Did the Maya calendar end in 2012?

The short answer is no - absolutely not. The worldwide panic about the ending of the Maya calendar was simply another fallacy based on ignorance. The calendar count did not end and the cycles continue to turn. Moreover, the Maya did not predict that 2012 - or any other date, for that matter - was the end of the world. Nevertheless, there was a lot of crazy speculation on the internet. To find out what the Maya really thought of 2012 click here.

How do we know all this?

The Haab, the Tzolk'in and the Calendar Round were still in use by the Maya when Spanish conquistadors arrived in Central America. Friar Diego de Landa included a lot of information about them in his book Relación de las Cosas de Yucatan.


These calendars continued to be used by the Maya for many years after the conquest. There are several Maya books of prophesy dating from the 17th and 18th centuries that employ the Calendar Round. Although the Haab eventually fell out of use, the Tzolk'in is still used by many traditional Maya today.


The Long Count was not in regular use by the Maya at the time of the conquest, but Long Count dates were included in the few Maya books that the conquistadors sent back to Europe. Ernst Förstemann was a librarian at the Royal Library in Dresden, Germany that held one of these Maya books (known as the Dresden Codex). He was a keen mathematician and was fascinated by the Maya. Using Landa’s book in conjunction with the Codex, he was able to figure out how the Long Count worked, as well as many of the planetary cycles described in the Codex.


The Maya Calendar in the Jaguar Stones Series

The Maya calendar features throughout the Jaguar Stones series. In Book One: Middleworld, Max and Lola discover a machine in the temple of Itzamna which is a physical manifestation of the interlocking cycles of the Calendar Round. Setting the machine in motion, they discover that the next Bak'tun will be ruled by Ah Pukuh (the Maya god of violent and unnatural death). They then use the Tzolk'in and Long Count calendar to help identify the day that Ah Pukuh will make his move.

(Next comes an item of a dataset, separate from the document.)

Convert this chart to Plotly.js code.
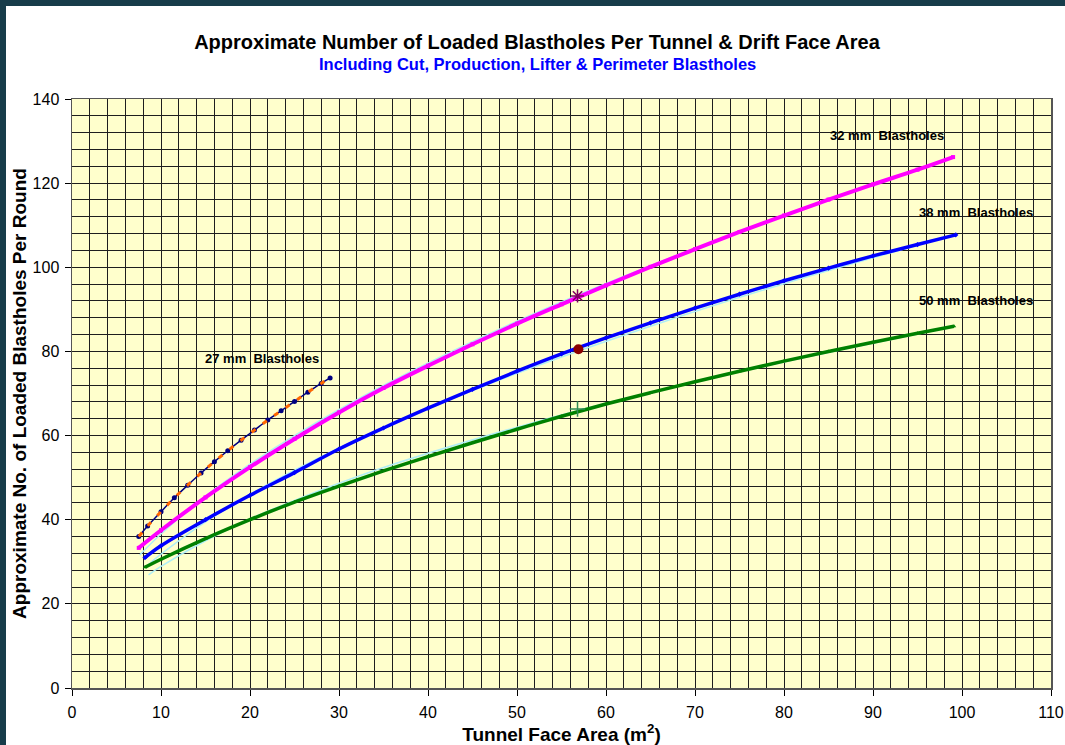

Jaguar Stones, Book Two: The End of the World Club explores the misconceptions surrounding the Maya calendar and the fallacies of 2012. It also includes a clue (see right) given to Max by the Maya Lords of Death that cryptically tells him what he needs to do and how many days in the Tzolk'in calendar he has to do it in.


The Tzolk'in calendar as pictured in the Madrid Codex

The Calendar Round - linking the Tzolk'in and the Haab.

Q: Was the Maya calendar recorded on a circular “calendar stone”?

A: There is no such thing as a Maya calendar stone. The stone carving shown above (that’s often captioned as the Maya calendar) is actually the Aztec sun stone. And although it has calendar glyphs on it, it is not a calendar. And it is definitely not Maya. The Maya also never created a clock-like set of gears for their calendar system, although it’s a common and helpful illustration to describe how the system works.